[start DATASET EXCERPT]

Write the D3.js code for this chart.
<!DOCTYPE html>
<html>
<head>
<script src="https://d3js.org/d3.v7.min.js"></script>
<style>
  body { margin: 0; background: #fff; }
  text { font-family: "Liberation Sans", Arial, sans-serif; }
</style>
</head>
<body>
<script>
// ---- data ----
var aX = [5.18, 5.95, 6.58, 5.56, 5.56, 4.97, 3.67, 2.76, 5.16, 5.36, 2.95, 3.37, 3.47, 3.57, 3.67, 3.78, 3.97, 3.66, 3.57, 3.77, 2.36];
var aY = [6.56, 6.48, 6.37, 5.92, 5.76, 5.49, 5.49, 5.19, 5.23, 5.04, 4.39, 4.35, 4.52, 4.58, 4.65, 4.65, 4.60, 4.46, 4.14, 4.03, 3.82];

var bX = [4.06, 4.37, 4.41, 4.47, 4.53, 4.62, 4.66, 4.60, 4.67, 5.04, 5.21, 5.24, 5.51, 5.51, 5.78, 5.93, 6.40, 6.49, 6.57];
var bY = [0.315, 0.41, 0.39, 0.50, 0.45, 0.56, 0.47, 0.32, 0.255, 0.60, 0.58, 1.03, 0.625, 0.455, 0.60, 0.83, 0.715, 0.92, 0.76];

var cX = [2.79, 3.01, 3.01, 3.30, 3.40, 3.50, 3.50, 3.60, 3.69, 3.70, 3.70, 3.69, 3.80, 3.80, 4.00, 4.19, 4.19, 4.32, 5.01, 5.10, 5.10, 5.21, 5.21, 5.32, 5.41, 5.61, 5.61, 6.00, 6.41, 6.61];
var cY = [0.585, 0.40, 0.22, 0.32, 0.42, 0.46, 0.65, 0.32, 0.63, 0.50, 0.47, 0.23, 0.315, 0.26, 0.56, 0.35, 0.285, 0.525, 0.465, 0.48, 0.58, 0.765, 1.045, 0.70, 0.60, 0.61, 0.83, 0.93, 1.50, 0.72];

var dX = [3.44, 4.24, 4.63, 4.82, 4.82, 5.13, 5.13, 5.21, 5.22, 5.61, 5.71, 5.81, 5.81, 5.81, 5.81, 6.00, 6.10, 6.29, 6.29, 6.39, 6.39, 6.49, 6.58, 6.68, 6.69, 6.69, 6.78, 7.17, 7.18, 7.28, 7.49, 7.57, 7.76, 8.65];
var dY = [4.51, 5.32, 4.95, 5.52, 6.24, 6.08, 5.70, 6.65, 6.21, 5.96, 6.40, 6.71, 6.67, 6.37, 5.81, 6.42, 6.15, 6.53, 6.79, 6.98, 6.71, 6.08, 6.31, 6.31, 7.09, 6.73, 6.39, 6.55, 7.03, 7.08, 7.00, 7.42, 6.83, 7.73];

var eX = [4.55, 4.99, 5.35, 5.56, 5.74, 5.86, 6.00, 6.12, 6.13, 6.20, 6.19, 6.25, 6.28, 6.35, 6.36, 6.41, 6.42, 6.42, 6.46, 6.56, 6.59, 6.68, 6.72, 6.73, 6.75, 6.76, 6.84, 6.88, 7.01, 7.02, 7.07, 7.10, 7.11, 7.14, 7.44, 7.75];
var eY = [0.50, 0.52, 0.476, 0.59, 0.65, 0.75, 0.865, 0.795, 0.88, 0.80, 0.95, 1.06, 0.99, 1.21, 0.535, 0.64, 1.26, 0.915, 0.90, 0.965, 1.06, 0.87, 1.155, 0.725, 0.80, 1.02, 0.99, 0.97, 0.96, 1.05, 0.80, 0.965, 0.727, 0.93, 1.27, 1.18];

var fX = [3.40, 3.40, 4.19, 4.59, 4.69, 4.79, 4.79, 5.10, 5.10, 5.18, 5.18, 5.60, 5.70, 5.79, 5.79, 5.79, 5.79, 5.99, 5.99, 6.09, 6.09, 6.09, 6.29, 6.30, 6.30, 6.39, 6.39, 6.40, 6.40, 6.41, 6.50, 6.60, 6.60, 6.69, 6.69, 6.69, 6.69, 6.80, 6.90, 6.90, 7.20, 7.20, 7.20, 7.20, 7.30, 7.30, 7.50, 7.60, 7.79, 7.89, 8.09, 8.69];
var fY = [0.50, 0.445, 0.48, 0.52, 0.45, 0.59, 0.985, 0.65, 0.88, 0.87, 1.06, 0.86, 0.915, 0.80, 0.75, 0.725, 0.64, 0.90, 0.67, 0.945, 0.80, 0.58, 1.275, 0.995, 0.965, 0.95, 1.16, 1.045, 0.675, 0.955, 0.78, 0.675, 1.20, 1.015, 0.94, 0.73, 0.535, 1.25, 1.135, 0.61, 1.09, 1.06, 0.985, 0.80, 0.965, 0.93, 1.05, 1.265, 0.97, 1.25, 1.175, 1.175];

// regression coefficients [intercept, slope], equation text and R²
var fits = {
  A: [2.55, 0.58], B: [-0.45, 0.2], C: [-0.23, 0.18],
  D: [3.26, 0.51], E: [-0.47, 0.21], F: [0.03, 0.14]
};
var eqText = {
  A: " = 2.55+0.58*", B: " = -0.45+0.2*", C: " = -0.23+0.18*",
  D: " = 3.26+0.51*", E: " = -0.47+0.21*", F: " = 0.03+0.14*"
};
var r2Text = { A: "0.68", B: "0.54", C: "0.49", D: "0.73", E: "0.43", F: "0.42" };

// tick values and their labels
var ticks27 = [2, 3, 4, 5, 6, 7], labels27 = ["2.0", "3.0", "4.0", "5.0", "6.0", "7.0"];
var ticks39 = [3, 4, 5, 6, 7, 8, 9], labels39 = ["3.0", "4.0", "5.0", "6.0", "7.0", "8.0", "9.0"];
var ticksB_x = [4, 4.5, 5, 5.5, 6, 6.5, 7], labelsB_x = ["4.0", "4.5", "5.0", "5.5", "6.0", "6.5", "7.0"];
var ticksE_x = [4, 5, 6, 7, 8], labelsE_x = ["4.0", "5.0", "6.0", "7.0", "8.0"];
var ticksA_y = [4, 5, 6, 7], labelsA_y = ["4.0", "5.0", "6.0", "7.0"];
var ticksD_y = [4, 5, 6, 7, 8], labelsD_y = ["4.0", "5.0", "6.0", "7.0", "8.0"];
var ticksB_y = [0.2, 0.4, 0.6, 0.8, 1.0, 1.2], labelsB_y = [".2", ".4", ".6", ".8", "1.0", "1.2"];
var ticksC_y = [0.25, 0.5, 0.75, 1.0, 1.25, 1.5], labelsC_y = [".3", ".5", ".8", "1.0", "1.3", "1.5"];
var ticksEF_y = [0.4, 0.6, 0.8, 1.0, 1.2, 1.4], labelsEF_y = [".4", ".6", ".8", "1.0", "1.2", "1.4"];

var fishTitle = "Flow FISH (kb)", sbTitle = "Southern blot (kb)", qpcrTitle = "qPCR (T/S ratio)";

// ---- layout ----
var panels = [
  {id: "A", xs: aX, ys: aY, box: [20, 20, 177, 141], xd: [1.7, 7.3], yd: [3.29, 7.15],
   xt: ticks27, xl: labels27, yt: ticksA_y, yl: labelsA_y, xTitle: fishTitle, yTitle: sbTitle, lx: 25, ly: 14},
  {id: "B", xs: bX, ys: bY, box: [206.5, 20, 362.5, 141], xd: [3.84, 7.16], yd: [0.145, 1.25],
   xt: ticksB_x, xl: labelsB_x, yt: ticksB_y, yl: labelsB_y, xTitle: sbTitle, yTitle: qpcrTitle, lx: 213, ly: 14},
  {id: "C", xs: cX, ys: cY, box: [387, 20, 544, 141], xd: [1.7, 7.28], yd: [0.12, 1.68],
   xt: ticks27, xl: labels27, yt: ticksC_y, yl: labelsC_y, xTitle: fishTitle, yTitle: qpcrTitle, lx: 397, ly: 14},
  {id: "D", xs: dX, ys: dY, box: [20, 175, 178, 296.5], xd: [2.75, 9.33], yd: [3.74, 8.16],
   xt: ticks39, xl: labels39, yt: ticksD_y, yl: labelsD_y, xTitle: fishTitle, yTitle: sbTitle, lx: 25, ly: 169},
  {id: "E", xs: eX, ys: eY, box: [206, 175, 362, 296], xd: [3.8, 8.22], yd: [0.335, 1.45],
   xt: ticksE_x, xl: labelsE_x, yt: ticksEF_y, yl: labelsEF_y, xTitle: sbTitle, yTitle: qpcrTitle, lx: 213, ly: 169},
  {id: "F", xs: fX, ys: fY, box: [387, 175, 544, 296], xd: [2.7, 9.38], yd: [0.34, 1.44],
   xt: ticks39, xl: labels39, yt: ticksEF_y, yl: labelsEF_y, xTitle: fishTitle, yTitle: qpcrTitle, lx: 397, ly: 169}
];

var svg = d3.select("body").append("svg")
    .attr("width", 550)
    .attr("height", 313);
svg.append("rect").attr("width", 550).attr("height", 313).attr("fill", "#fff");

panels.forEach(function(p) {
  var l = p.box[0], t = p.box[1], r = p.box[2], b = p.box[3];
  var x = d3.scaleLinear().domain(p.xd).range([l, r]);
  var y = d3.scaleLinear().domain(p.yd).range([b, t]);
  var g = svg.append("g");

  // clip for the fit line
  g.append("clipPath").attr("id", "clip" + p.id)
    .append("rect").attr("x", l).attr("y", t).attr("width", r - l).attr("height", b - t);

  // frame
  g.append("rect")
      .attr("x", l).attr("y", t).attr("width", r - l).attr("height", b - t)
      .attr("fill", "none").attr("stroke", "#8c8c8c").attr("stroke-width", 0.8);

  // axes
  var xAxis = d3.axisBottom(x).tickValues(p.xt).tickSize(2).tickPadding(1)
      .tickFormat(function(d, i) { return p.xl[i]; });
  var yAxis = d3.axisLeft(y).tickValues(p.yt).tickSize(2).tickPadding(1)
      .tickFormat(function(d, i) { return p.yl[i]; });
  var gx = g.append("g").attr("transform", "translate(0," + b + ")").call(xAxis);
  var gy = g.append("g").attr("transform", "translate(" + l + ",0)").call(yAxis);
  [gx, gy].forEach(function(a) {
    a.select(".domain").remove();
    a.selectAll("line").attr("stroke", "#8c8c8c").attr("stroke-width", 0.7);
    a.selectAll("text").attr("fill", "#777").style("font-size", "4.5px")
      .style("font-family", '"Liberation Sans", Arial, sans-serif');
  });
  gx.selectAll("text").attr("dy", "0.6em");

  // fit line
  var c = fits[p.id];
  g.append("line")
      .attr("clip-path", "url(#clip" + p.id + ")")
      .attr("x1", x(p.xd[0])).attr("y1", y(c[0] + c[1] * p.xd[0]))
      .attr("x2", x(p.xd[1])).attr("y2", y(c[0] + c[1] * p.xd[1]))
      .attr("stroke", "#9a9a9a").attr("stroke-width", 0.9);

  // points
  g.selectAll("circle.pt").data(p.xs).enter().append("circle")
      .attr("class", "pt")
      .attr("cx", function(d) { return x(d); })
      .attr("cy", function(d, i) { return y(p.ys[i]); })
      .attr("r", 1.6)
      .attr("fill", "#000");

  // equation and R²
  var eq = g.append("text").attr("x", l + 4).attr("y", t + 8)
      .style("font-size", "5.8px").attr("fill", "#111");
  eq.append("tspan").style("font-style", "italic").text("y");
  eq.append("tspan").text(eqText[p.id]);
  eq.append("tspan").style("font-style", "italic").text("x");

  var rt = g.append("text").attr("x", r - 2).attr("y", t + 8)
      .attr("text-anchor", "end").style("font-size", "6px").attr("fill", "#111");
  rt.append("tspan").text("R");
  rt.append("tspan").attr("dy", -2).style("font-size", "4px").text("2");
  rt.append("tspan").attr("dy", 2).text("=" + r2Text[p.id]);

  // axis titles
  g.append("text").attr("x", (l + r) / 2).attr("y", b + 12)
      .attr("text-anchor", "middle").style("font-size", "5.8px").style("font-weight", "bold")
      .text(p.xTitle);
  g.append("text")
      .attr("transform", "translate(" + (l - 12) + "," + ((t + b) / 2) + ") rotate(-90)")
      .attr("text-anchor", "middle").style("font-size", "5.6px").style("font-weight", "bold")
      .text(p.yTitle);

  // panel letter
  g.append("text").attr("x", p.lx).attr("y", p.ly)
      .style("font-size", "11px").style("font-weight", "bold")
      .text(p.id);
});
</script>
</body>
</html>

[end DATASET EXCERPT]

**SHORT PROBLEM**
Quote the data above verbatim from its first line to the line that includes "0.93, 1.50, 0.72];", with both boundary lines retained.

**COMPLETE RESPONSE**
Write the D3.js code for this chart.
<!DOCTYPE html>
<html>
<head>
<script src="https://d3js.org/d3.v7.min.js"></script>
<style>
  body { margin: 0; background: #fff; }
  text { font-family: "Liberation Sans", Arial, sans-serif; }
</style>
</head>
<body>
<script>
// ---- data ----
var aX = [5.18, 5.95, 6.58, 5.56, 5.56, 4.97, 3.67, 2.76, 5.16, 5.36, 2.95, 3.37, 3.47, 3.57, 3.67, 3.78, 3.97, 3.66, 3.57, 3.77, 2.36];
var aY = [6.56, 6.48, 6.37, 5.92, 5.76, 5.49, 5.49, 5.19, 5.23, 5.04, 4.39, 4.35, 4.52, 4.58, 4.65, 4.65, 4.60, 4.46, 4.14, 4.03, 3.82];

var bX = [4.06, 4.37, 4.41, 4.47, 4.53, 4.62, 4.66, 4.60, 4.67, 5.04, 5.21, 5.24, 5.51, 5.51, 5.78, 5.93, 6.40, 6.49, 6.57];
var bY = [0.315, 0.41, 0.39, 0.50, 0.45, 0.56, 0.47, 0.32, 0.255, 0.60, 0.58, 1.03, 0.625, 0.455, 0.60, 0.83, 0.715, 0.92, 0.76];

var cX = [2.79, 3.01, 3.01, 3.30, 3.40, 3.50, 3.50, 3.60, 3.69, 3.70, 3.70, 3.69, 3.80, 3.80, 4.00, 4.19, 4.19, 4.32, 5.01, 5.10, 5.10, 5.21, 5.21, 5.32, 5.41, 5.61, 5.61, 6.00, 6.41, 6.61];
var cY = [0.585, 0.40, 0.22, 0.32, 0.42, 0.46, 0.65, 0.32, 0.63, 0.50, 0.47, 0.23, 0.315, 0.26, 0.56, 0.35, 0.285, 0.525, 0.465, 0.48, 0.58, 0.765, 1.045, 0.70, 0.60, 0.61, 0.83, 0.93, 1.50, 0.72];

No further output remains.